▶ **YOUR TASK**: Write out the records word for word, with no pictures.

▶ **PROVIDED RECORDS**:
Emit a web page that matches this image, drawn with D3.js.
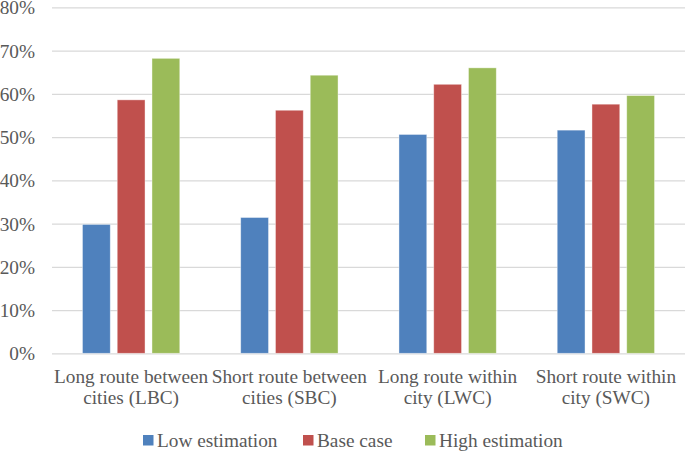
<!DOCTYPE html>
<html>
<head>
<meta charset="utf-8">
<script src="https://cdn.jsdelivr.net/npm/d3@7"></script>
<style>
  body { margin: 0; background: #fff; }
</style>
</head>
<body>
<div id="chart"></div>
<script>
// chart data
const categories = ['LBC', 'SBC', 'LWC', 'SWC'];
const categoryLines = [
  ['Long route between', 'cities (LBC)'],
  ['Short route between', 'cities (SBC)'],
  ['Long route within', 'city (LWC)'],
  ['Short route within', 'city (SWC)']
];
const seriesNames = ['Low estimation', 'Base case', 'High estimation'];
const lowValues = [0.298, 0.314, 0.506, 0.516];
const baseValues = [0.586, 0.562, 0.622, 0.576];
const highValues = [0.682, 0.643, 0.660, 0.596];
const yTicks = [0, 0.1, 0.2, 0.3, 0.4, 0.5, 0.6, 0.7, 0.8];
const colors = ['#4F81BD', '#C0504D', '#9BBB59'];

const width = 685, height = 451;
const margin = { top: 7.3, right: 0, bottom: 97.7, left: 52 };
const fontSize = '19.3px';

const svg = d3.select('#chart').append('svg')
  .attr('width', width)
  .attr('height', height);

const x = d3.scaleBand()
  .domain(categories)
  .range([margin.left, width - margin.right])
  .paddingInner(0.385)
  .paddingOuter(0.1925);

const xInner = d3.scaleBand()
  .domain(seriesNames)
  .range([0, x.bandwidth()])
  .paddingInner(0.2);

const y = d3.scaleLinear()
  .domain([0, 0.8])
  .range([height - margin.bottom, margin.top]);

// gridlines + y labels
const yAxis = d3.axisLeft(y)
  .tickValues(yTicks)
  .tickSize(-(width - margin.left - margin.right))
  .tickFormat(d3.format('.0%'));

const gy = svg.append('g')
  .attr('transform', `translate(${margin.left},0)`)
  .call(yAxis);
gy.select('.domain').remove();
gy.selectAll('.tick line').attr('stroke', '#d9d9d9').attr('stroke-width', 1.3);
gy.selectAll('.tick text')
  .attr('x', -17)
  .attr('dy', '0.34em')
  .attr('fill', '#595959')
  .style('font-family', 'Liberation Serif')
  .style('font-size', fontSize);

// bars
const allSeries = [lowValues, baseValues, highValues];
const rows = categories.map((c, i) => seriesNames.map((s, j) => ({ cat: c, series: s, value: allSeries[j][i], idx: j })));

const groups = svg.selectAll('g.group')
  .data(rows)
  .enter().append('g')
  .attr('class', 'group')
  .attr('transform', d => `translate(${x(d[0].cat)},0)`);

groups.selectAll('rect')
  .data(d => d)
  .enter().append('rect')
  .attr('x', d => xInner(d.series))
  .attr('width', xInner.bandwidth())
  .attr('y', d => y(d.value))
  .attr('height', d => y(0) - y(d.value))
  .attr('fill', d => colors[d.idx])
  .attr('stroke', '#ffffff')
  .attr('stroke-opacity', 0.5)
  .attr('stroke-width', 0.8);

// category labels
const xLabels = svg.selectAll('text.cat')
  .data(categories)
  .enter().append('text')
  .attr('class', 'cat')
  .attr('text-anchor', 'middle')
  .attr('fill', '#595959')
  .style('font-family', 'Liberation Serif')
  .style('font-size', fontSize)
  .attr('x', d => x(d) + x.bandwidth() / 2)
  .attr('y', 382.7);

xLabels.selectAll('tspan')
  .data((d, i) => categoryLines[i])
  .enter().append('tspan')
  .attr('x', function() { return d3.select(this.parentNode).attr('x'); })
  .attr('dy', (d, i) => i === 0 ? 0 : 21.5)
  .text(d => d);

// legend
const legendX = [143, 303, 425];
const legend = svg.selectAll('g.legend')
  .data(seriesNames)
  .enter().append('g')
  .attr('class', 'legend')
  .attr('transform', (d, i) => `translate(${legendX[i]},435)`);

legend.append('rect')
  .attr('width', 10.5)
  .attr('height', 10.5)
  .attr('fill', (d, i) => colors[i]);

legend.append('text')
  .attr('x', 14)
  .attr('y', 11.7)
  .attr('fill', '#595959')
  .style('font-family', 'Liberation Serif')
  .style('font-size', fontSize)
  .text(d => d);
</script>
</body>
</html>
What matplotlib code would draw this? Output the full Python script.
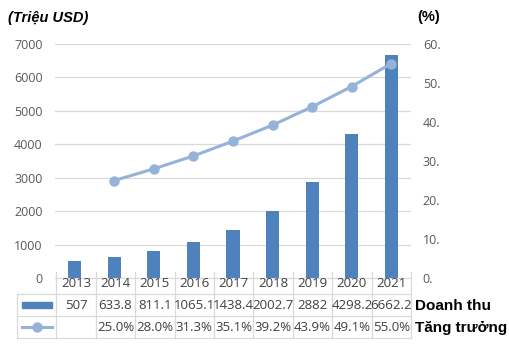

▶ **THE SOLUTION**:
Emit a web page that matches this image, drawn with D3.js.
<!DOCTYPE html>
<html>
<head>
<meta charset="utf-8">
<script src="https://cdn.jsdelivr.net/npm/d3@7"></script>
<style>
  body { margin: 0; background: #fff; }
</style>
</head>
<body>
<div id="chart"></div>
<script>
// chart data
const categories = ['LBC', 'SBC', 'LWC', 'SWC'];
const categoryLines = [
  ['Long route between', 'cities (LBC)'],
  ['Short route between', 'cities (SBC)'],
  ['Long route within', 'city (LWC)'],
  ['Short route within', 'city (SWC)']
];
const seriesNames = ['Low estimation', 'Base case', 'High estimation'];
const lowValues = [0.298, 0.314, 0.506, 0.516];
const baseValues = [0.586, 0.562, 0.622, 0.576];
const highValues = [0.682, 0.643, 0.660, 0.596];
const yTicks = [0, 0.1, 0.2, 0.3, 0.4, 0.5, 0.6, 0.7, 0.8];
const colors = ['#4F81BD', '#C0504D', '#9BBB59'];

const width = 685, height = 451;
const margin = { top: 7.3, right: 0, bottom: 97.7, left: 52 };
const fontSize = '19.3px';

const svg = d3.select('#chart').append('svg')
  .attr('width', width)
  .attr('height', height);

const x = d3.scaleBand()
  .domain(categories)
  .range([margin.left, width - margin.right])
  .paddingInner(0.385)
  .paddingOuter(0.1925);

const xInner = d3.scaleBand()
  .domain(seriesNames)
  .range([0, x.bandwidth()])
  .paddingInner(0.2);

const y = d3.scaleLinear()
  .domain([0, 0.8])
  .range([height - margin.bottom, margin.top]);

// gridlines + y labels
const yAxis = d3.axisLeft(y)
  .tickValues(yTicks)
  .tickSize(-(width - margin.left - margin.right))
  .tickFormat(d3.format('.0%'));

const gy = svg.append('g')
  .attr('transform', `translate(${margin.left},0)`)
  .call(yAxis);
gy.select('.domain').remove();
gy.selectAll('.tick line').attr('stroke', '#d9d9d9').attr('stroke-width', 1.3);
gy.selectAll('.tick text')
  .attr('x', -17)
  .attr('dy', '0.34em')
  .attr('fill', '#595959')
  .style('font-family', 'Liberation Serif')
  .style('font-size', fontSize);

// bars
const allSeries = [lowValues, baseValues, highValues];
const rows = categories.map((c, i) => seriesNames.map((s, j) => ({ cat: c, series: s, value: allSeries[j][i], idx: j })));

const groups = svg.selectAll('g.group')
  .data(rows)
  .enter().append('g')
  .attr('class', 'group')
  .attr('transform', d => `translate(${x(d[0].cat)},0)`);

groups.selectAll('rect')
  .data(d => d)
  .enter().append('rect')
  .attr('x', d => xInner(d.series))
  .attr('width', xInner.bandwidth())
  .attr('y', d => y(d.value))
  .attr('height', d => y(0) - y(d.value))
  .attr('fill', d => colors[d.idx])
  .attr('stroke', '#ffffff')
  .attr('stroke-opacity', 0.5)
  .attr('stroke-width', 0.8);

// category labels
const xLabels = svg.selectAll('text.cat')
  .data(categories)
  .enter().append('text')
  .attr('class', 'cat')
  .attr('text-anchor', 'middle')
  .attr('fill', '#595959')
  .style('font-family', 'Liberation Serif')
  .style('font-size', fontSize)
  .attr('x', d => x(d) + x.bandwidth() / 2)
  .attr('y', 382.7);

xLabels.selectAll('tspan')
  .data((d, i) => categoryLines[i])
  .enter().append('tspan')
  .attr('x', function() { return d3.select(this.parentNode).attr('x'); })
  .attr('dy', (d, i) => i === 0 ? 0 : 21.5)
  .text(d => d);

// legend
const legendX = [143, 303, 425];
const legend = svg.selectAll('g.legend')
  .data(seriesNames)
  .enter().append('g')
  .attr('class', 'legend')
  .attr('transform', (d, i) => `translate(${legendX[i]},435)`);

legend.append('rect')
  .attr('width', 10.5)
  .attr('height', 10.5)
  .attr('fill', (d, i) => colors[i]);

legend.append('text')
  .attr('x', 14)
  .attr('y', 11.7)
  .attr('fill', '#595959')
  .style('font-family', 'Liberation Serif')
  .style('font-size', fontSize)
  .text(d => d);
</script>
</body>
</html>
What matplotlib code would draw this? Output the full Python script.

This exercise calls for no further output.